THE FAMILIES, Children and Crime conference, organised by this newspaper and the Institute of Public Policy Research, produced some interesting ideas, mostly about where boys were going wrong (everywhere: they're just too masculine). But the most interesting moment came during the floor debate, when a black man stood up. Introducing himself, with proper regard for the subtleties of ethnicity, as a Jamaican Briton, he told us what he did for a living: something to do with housing in Birmingham.

He spoke eloquently, with a rich, rolling West Indian accent, of his childhood as the youngest of five in a single-parent family, and of how they were hit if they were just a bit slow getting under the shower. That, he said, was what he assumed the Government meant by getting back to basics, and the delegates broke into delighted applause. But then he described his fond feelings for a sick old man who had often beaten him with a strap when he was a child. Why couldn't we get back to basics, he wanted to know? Why was it no longer possible for policemen to give kids a clip round the ear, and adults to belt them when they didn't behave? The conference clapped again, still more enthusiastically.

If a white person - if, say, David Willetts, the right-wing MP, who had spoken earlier - had said this, there would have been a horrified intake of breath, perhaps even a lynching. But the Jamaican Briton was keenly applauded. I am still puzzling over why this should have happened. Do caring professionals assume they know what black people think, and so don't have to listen? Or do black people's politics not actually count?

I HAVE never been very keen on gyms, and my distaste was only confirmed by a report last week that 50 per cent of men who frequent them are really trying to pick up women.
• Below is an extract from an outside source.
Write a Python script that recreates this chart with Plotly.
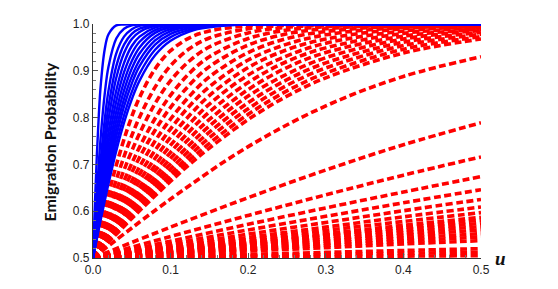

Men aren't, apparently, concentrating on their muscles when they're on those torture machines; they're fantasising about thong leotards. I have no idea what a thong leotard is, but it sounds perfectly disgusting. Although not, presumably, to President Clinton, who is so worried about the sedentary habits of Americans that he has asked his Council on Physical Fitness and Sports to find ways of getting the nation into the gym.

As a preliminary, the council conducted a survey, which revealed that Americans know perfectly well that they ought to exercise more, but have no intention of doing so. They claim they have less than 10 hours' leisure time a week, and are just too busy. The council, unimpressed, points out that 84 per cent of them watch television for at least three hours a week, and concludes they must just be lazy. Three hours a week] I am amazed America has any gross national product at all.

In our house, where we also do not feel we have enough leisure time, flopping down in front of the television is one of the few genuine family activities left. Virginia Bottomley was muttering rather alarmingly last week about British people being too fat. I hope she will put family values before slimness and consider that the last thing the fragile family needs is its members taking time out from communal television viewing and going down to the gym all by themselves to think about thongs.

A COLLEAGUE who has to take a lot of telephone messages when he's busy is fed up. It's not that he minds the messages, just the 071 bits of them. He says grumpily that people don't say 021 when they leave messages across Birmingham, so why bother with a completely redundant bit of number in London? He thinks we need a campaign against pointless numerals. I sympathise, but I doubt whether it would work: too many sensitive feelings are involved.

I have always tried to ignore the mushrooming London telephone number (soon to become 0171 and 0181), taking the view that people would just assume I was a central London type. In fact, they are constantly saying pointedly, 'Is that 071, then?' When 081 people do this, it's clearly to let you know that they don't accept your premise that one prefix is real London, and the other isn't. When 071 people do it, I fear it must be that I don't sound as metropolitan as I think.